Следовательно, правотворчество (в субъективном смысле) – это деятельность судьи, направленная на создание качественно новых норм права, но не норм закона, т. е., творя право, судья остается в рамках предписаний закона. Само судебное решение по делу представляет собой «новое» право, выраженное не в норме, а в установлении прав и обязанностей для человека, и наделяет его правами и обязанностями не закон, а судья. (По замечанию Л.И. Петражицкого, это «особый случай позитивации права, выработки позитивного права особого вида. Стороны приписывают себе соответственные обязанности и права со ссылкою на решение судьи или суда как на авторитетно – нормативный факт»[24].)
Судья как носитель власти, субъект власти, реализуя эту власть в определенном деле, приводит в соответствие с правом (вечным, идеальным, справедливым, разумным представлением) «разумный неразумный» закон, т. е. «очеловечивает» его, и в этом состоит материальное содержание правосудия.

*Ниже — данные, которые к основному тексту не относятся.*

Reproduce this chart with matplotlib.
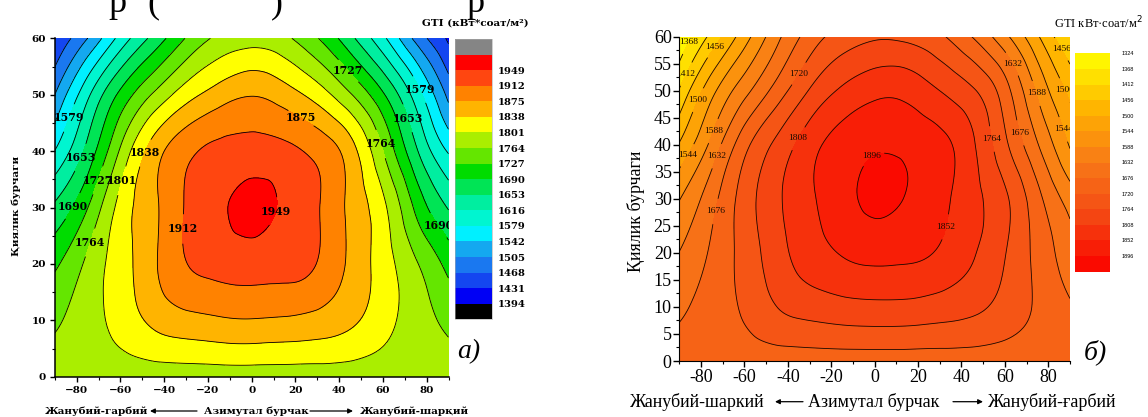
import matplotlib
matplotlib.use("Agg")
import matplotlib.pyplot as plt
import matplotlib.tri as mtri
import numpy as np
from matplotlib.colors import ListedColormap, LinearSegmentedColormap
from matplotlib.patches import FancyArrowPatch

# grid of the readings: azimuth (deg) x tilt (deg)
azimuth = [-90, -75, -60, -45, -30, -15, 0, 15, 30, 45, 60, 75, 90]
tilt = [0, 10, 20, 30, 40, 50, 60]

# a) GTI, kWh/m2 (rows = tilt, columns = azimuth)
gti_a = [
    [1780, 1780, 1780, 1780, 1780, 1780, 1780, 1780, 1780, 1780, 1780, 1780, 1780],
    [1758, 1785, 1815, 1846, 1863, 1870, 1873, 1870, 1863, 1846, 1815, 1783, 1755],
    [1720, 1772, 1822, 1868, 1911, 1925, 1930, 1925, 1911, 1868, 1820, 1768, 1715],
    [1660, 1726, 1814, 1867, 1915, 1942, 1960, 1942, 1915, 1867, 1810, 1720, 1650],
    [1580, 1665, 1769, 1855, 1902, 1922, 1928, 1922, 1902, 1855, 1765, 1660, 1575],
    [1505, 1608, 1699, 1768, 1822, 1856, 1873, 1856, 1822, 1768, 1695, 1600, 1495],
    [1435, 1505, 1592, 1664, 1729, 1772, 1785, 1772, 1729, 1664, 1588, 1495, 1425],
]

# б) GTI, kWh/m2
gti_b = [
    [1697, 1697, 1697, 1697, 1697, 1697, 1697, 1697, 1697, 1697, 1697, 1697, 1697],
    [1667, 1696, 1727, 1764, 1783, 1793, 1797, 1796, 1788, 1775, 1748, 1714, 1681],
    [1633, 1683, 1737, 1790, 1831, 1855, 1866, 1862, 1847, 1813, 1766, 1707, 1650],
    [1586, 1660, 1740, 1800, 1845, 1880, 1905, 1893, 1866, 1822, 1772, 1690, 1612],
    [1504, 1601, 1705, 1775, 1834, 1872, 1890, 1886, 1866, 1815, 1730, 1635, 1540],
    [1416, 1531, 1617, 1695, 1767, 1815, 1840, 1838, 1808, 1770, 1695, 1581, 1488],
    [1335, 1426, 1525, 1620, 1695, 1738, 1758, 1753, 1728, 1675, 1600, 1506, 1415],
]

ticks_a = [1394, 1431, 1468, 1505, 1542, 1579, 1616, 1653, 1690, 1727,
           1764, 1801, 1838, 1875, 1912, 1949]
levels_a = ticks_a + [1986]
ticks_b = [1324, 1368, 1412, 1456, 1500, 1544, 1588, 1632, 1676, 1720,
           1764, 1808, 1852, 1896]
levels_b = ticks_b + [1940]

colors_a = ["#0000f5", "#1446f0", "#1a78f0", "#14a8f0", "#00f0ff", "#00f5d0",
            "#00eea0", "#00e455", "#00dc00", "#64e600", "#aaee00", "#ffff00",
            "#ffb400", "#ff8200", "#ff4610", "#ff0000"]

W, H = 1148, 417


def fx(x):
    return x / W


def fy(y):
    return 1 - y / H


def axes_box(left, top, right, bottom):
    return [fx(left), fy(bottom), (right - left) / W, (bottom - top) / H]


def smooth_field(values):
    nx, ny = len(azimuth), len(tilt)
    xx, yy = np.meshgrid(azimuth, tilt)
    tris = []
    for j in range(ny - 1):
        for i in range(nx - 1):
            p = j * nx + i
            tris.append([p, p + 1, p + nx + 1])
            tris.append([p, p + nx + 1, p + nx])
    tri = mtri.Triangulation(xx.ravel().astype(float), yy.ravel().astype(float),
                             np.array(tris))
    z = np.asarray(values, dtype=float).ravel()
    interp = mtri.CubicTriInterpolator(tri, z, kind="min_E")
    return mtri.UniformTriRefiner(tri).refine_field(z, triinterpolator=interp, subdiv=4)


serif_b = ["Liberation Serif", "DejaVu Serif"]
fig = plt.figure(figsize=(W / 100, H / 100), dpi=100)

# cut-off line of the page text above the figures
for x, s in ((108, "р"), (147, "("), (271, ")"), (466, "р")):
    fig.text(fx(x), fy(12), s, ha="left", va="baseline", fontsize=26, fontfamily=serif_b)

# ---------- a) ----------
ax = fig.add_axes(axes_box(54.8, 38.3, 448.5, 376.7))
tri_r, z_r = smooth_field(gti_a)
cmap_a = ListedColormap(colors_a)
cmap_a.set_under("black")
cmap_a.set_over("#858585")
cf = ax.tricontourf(tri_r, z_r, levels=levels_a, cmap=cmap_a, extend="both")
cl = ax.tricontour(tri_r, z_r, levels=levels_a, colors="black", linewidths=0.6)
ax.set_xlim(-90, 90)
ax.set_ylim(0, 60)
lab_pos_a = [(-83, 45.8), (-79, 39), (-71.7, 35), (-58, 34.6), (-45.7, 39.2),
             (-82.4, 30.4), (-73.2, 23.7), (-31.8, 26.2), (9.8, 29.4), (22.5, 45.8),
             (45, 54.5), (57, 41), (71, 45.8), (76, 50.8), (86, 27)]
texts = ax.clabel(cl, manual=lab_pos_a, fmt="%d", fontsize=7.8, inline=True, inline_spacing=1)
for t in texts:
    t.set_rotation(0)
    t.set_fontfamily("DejaVu Serif")
    t.set_fontweight("bold")
    t.set_clip_on(True)

ax.set_xticks([-80, -60, -40, -20, 0, 20, 40, 60, 80])
ax.set_xticklabels(["\u221280", "\u221260", "\u221240", "\u221220", "0", "20", "40", "60", "80"])
ax.set_xticks(range(-90, 91, 10), minor=True)
ax.set_yticks(range(0, 61, 10))
ax.set_yticks(range(0, 61, 5), minor=True)
ax.tick_params(which="major", direction="out", length=3.5, width=1, labelsize=7.5, pad=3)
ax.tick_params(which="minor", direction="out", length=2.2, width=0.8)
for lbl in ax.get_xticklabels() + ax.get_yticklabels():
    lbl.set_fontfamily("DejaVu Serif")
    lbl.set_fontweight("bold")
for s in ("top", "right"):
    ax.spines[s].set_visible(False)
for s in ("left", "bottom"):
    ax.spines[s].set_linewidth(1.1)

cax = fig.add_axes(axes_box(455, 39, 492, 319.3))
cb = fig.colorbar(cf, cax=cax, extendrect=True, extendfrac=1 / 16, ticks=ticks_a)
cb.ax.tick_params(length=0, labelsize=7.2, pad=4)
for lbl in cb.ax.get_yticklabels():
    lbl.set_fontfamily("DejaVu Serif")
    lbl.set_fontweight("bold")
cb.outline.set_linewidth(0.4)
cb.outline.set_edgecolor("#aaaaaa")

bold = dict(fontfamily="DejaVu Serif", fontweight="bold", fontsize=7.5)
fig.text(fx(475), fy(23), "GTI (кВт*соат/м²)", ha="center", va="center", **bold)
fig.text(fx(16), fy(206), "Қиялик бурчаги", rotation=90, ha="center", va="center", **bold)
fig.text(fx(97), fy(411), "Жанубий-гарбий", ha="center", va="center", **bold)
fig.text(fx(256.5), fy(411), "Азимутал бурчак", ha="center", va="center", **bold)
fig.text(fx(414.5), fy(411), "Жанубий-шарқий", ha="center", va="center", **bold)
for x0, x1 in ((197, 150), (310, 353)):
    fig.add_artist(FancyArrowPatch((fx(x0), fy(411)), (fx(x1), fy(411)),
                                   transform=fig.transFigure, arrowstyle="-|>",
                                   mutation_scale=7, lw=0.9, color="black",
                                   shrinkA=0, shrinkB=0))
fig.text(fx(469), fy(352), "a)", ha="center", va="center", fontsize=20,
         fontstyle="italic", fontfamily=serif_b)

# ---------- б) ----------
bx = fig.add_axes(axes_box(679.3, 36.7, 1070, 361))
tri_r, z_r = smooth_field(gti_b)
cmap_b = LinearSegmentedColormap.from_list(
    "gti_b", ["#fff500", "#ffb000", "#f87818", "#f44a14", "#fa0a00"], N=14)
cf_b = bx.tricontourf(tri_r, z_r, levels=levels_b, cmap=cmap_b)
cl_b = bx.tricontour(tri_r, z_r, levels=levels_b, colors="#1a0a00", linewidths=0.6)
bx.set_xlim(-90, 90)
bx.set_ylim(0, 60)
lab_pos_b = [(-89.8, 59.8), (-75.3, 58.6), (-88.5, 53.4), (-81, 48.2), (-74, 42.5),
             (-85.7, 37.9), (-71.3, 37.7), (-71.3, 27.5), (-37.1, 53.7), (-34.5, 41),
             (0.2, 37.1), (30.5, 25), (53, 41), (67.9, 42.3), (61.8, 54.6),
             (74.4, 49.5), (87, 50), (84, 57.2), (88, 43)]
texts = bx.clabel(cl_b, manual=lab_pos_b, fmt="%d", fontsize=6.8, inline=True, inline_spacing=1)
for t in texts:
    t.set_rotation(0)
    t.set_fontfamily(serif_b)
    t.set_clip_on(True)

bx.set_xticks([-80, -60, -40, -20, 0, 20, 40, 60, 80])
bx.set_xticklabels(["-80", "-60", "-40", "-20", "0", "20", "40", "60", "80"])
bx.set_xticks(range(-90, 91, 10), minor=True)
bx.set_yticks(range(0, 61, 5))
bx.set_yticks(np.arange(0, 60.1, 2.5), minor=True)
bx.tick_params(which="major", direction="out", length=4, width=1, labelsize=13, pad=1.5)
bx.tick_params(which="minor", direction="out", length=2.5, width=0.8)
for lbl in bx.get_xticklabels() + bx.get_yticklabels():
    lbl.set_fontfamily(serif_b)
for s in ("top", "right"):
    bx.spines[s].set_visible(False)

cbx = fig.add_axes(axes_box(1075, 53.3, 1110, 271.7))
cb_b = fig.colorbar(cf_b, cax=cbx, ticks=ticks_b)
cb_b.ax.invert_yaxis()
cb_b.ax.tick_params(length=0, labelsize=4, pad=8)
for lbl in cb_b.ax.get_yticklabels():
    lbl.set_fontfamily("Liberation Sans")
cb_b.outline.set_visible(False)

reg = dict(fontfamily=serif_b, fontsize=13)
fig.text(fx(1098.5), fy(22.7), "GTI кВт·соат/м$^2$", ha="center", va="center",
         fontfamily=serif_b, fontsize=9)
fig.text(fx(636), fy(211), "Қиялик бурчаги", rotation=90, ha="center", va="center", **reg)
fig.text(fx(697), fy(401.7), "Жанубий-шаркий", ha="center", va="center", **reg)
fig.text(fx(874), fy(401.7), "Азимутал бурчак", ha="center", va="center", **reg)
fig.text(fx(1052.5), fy(401.7), "Жанубий-ғарбий", ha="center", va="center", **reg)
for x0, x1 in ((803, 775), (953, 983)):
    fig.add_artist(FancyArrowPatch((fx(x0), fy(401.7)), (fx(x1), fy(401.7)),
                                   transform=fig.transFigure, arrowstyle="-|>",
                                   mutation_scale=7, lw=0.9, color="black",
                                   shrinkA=0, shrinkB=0))
fig.text(fx(1095), fy(352), "б)", ha="center", va="center", fontsize=20,
         fontstyle="italic", fontfamily=serif_b)

fig.savefig("out.png", dpi=100)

Положение о «разумном неразумном» законе не является юридической абстракцией, а отражает реальное положение дел в сфере законотворчества. «Законодатель может издать закон для какой-то разумной цели, а результат закона в действительности может быть как раз обратный, вредный; или, наоборот, закон создан под влиянием каких-либо неразумных злых мотивов и целей, а в практическом результате может получиться полезное действие»[25]. Судья при отправлении правосудия вправе и обязан ограничить применение законов «неразумных» и расширить использование «разумных». В противном случае общество может ожидать «альтернатива» Г.Ф. Шершеневича: «Несколько резких результатов применения негодного закона, и последний принужден был бы уступить место новому. Правда, при этом приходится принести в жертву интересы нескольких лиц, которые пострадают при точном применении несправедливого и нецелесообразного закона»[26].